David Pogue’s column uncovers the Big Lie about why UNIX-based systems are less attractive to mischief-makers. Hint: it has nothing to do with marketshare and everything to do with “given enough eyeballs, all bugs are shallow.”
Evidently, I’m not the only columnist to have fallen for this old myth; read another writer’s more technical apology. But the conclusion is clear: Linux and Mac OS X aren’t just more secure because fewer people use them. They’re also much harder to crack right out of the box.
“Many orders of magnitude more people look over the source code for OS X and the related BSDs than have access to Windows source code,” said John Klos, a developer of NetBSD, a flavor of Unix closely related to OS X.

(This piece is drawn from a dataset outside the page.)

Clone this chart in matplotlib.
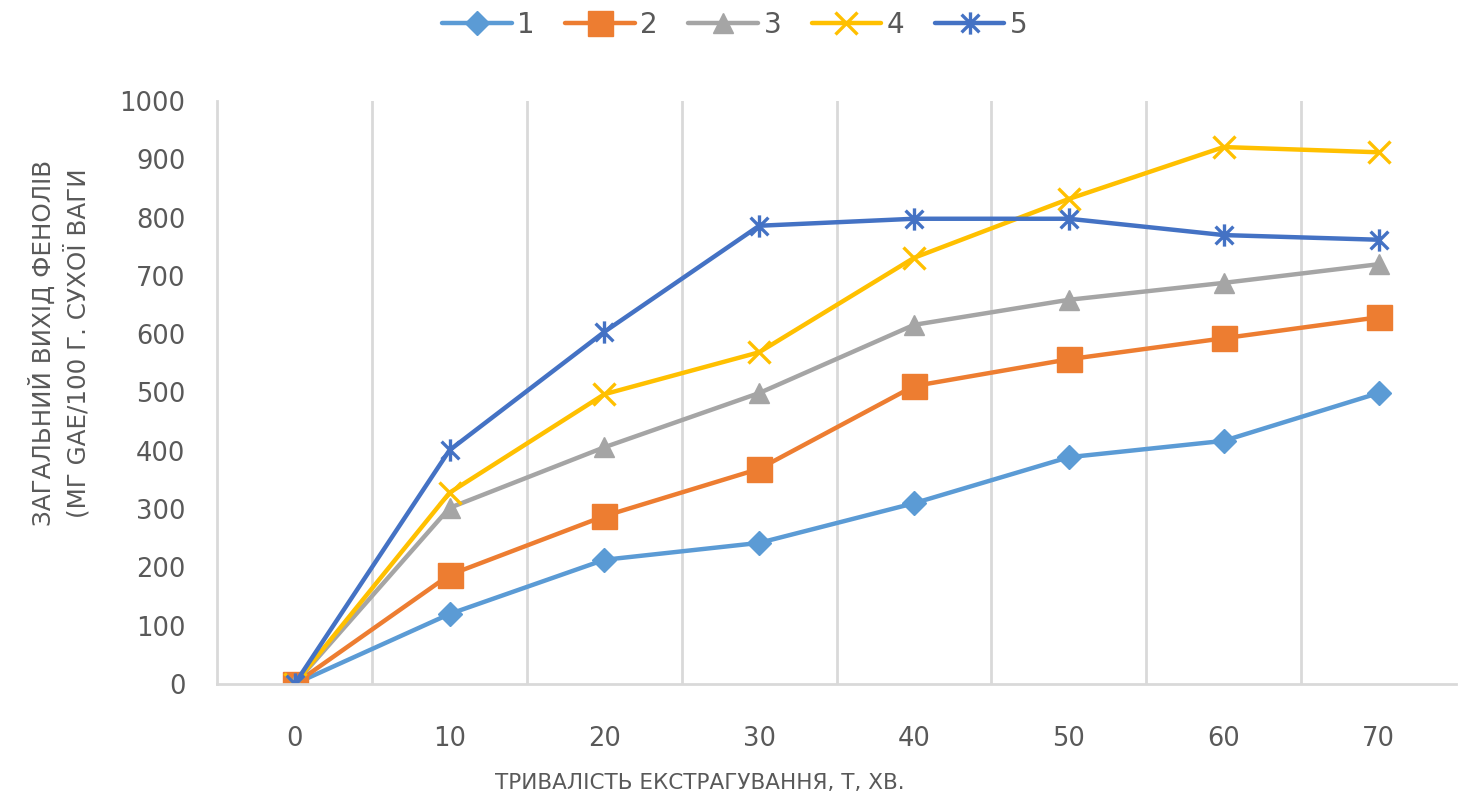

Thus, many of the obvious holes in OS X were closed years ago. That, some suggested, actually makes OS X a more attractive target.
“If I were a fame-driven cracker with solid technical skills, cracking a BSD-based system would be the fastest way to show off my capabilities,” said Rich Morin, a programmer and consultant based in San Bruno, Calif.
“My suspicion, therefore, is that many crackers have tried this challenge and failed,” Morin added. Still, he cautioned “nobody has any way to know for sure.”
It is hard to understand how no one has exploited anything in a massively disruptive way, like the various Outlook worms, given that any buffer overflows or other potential exploits are openly available, until you stop to think how many people how been in the source code and how likely they are to practice defensive programming as a matter of course.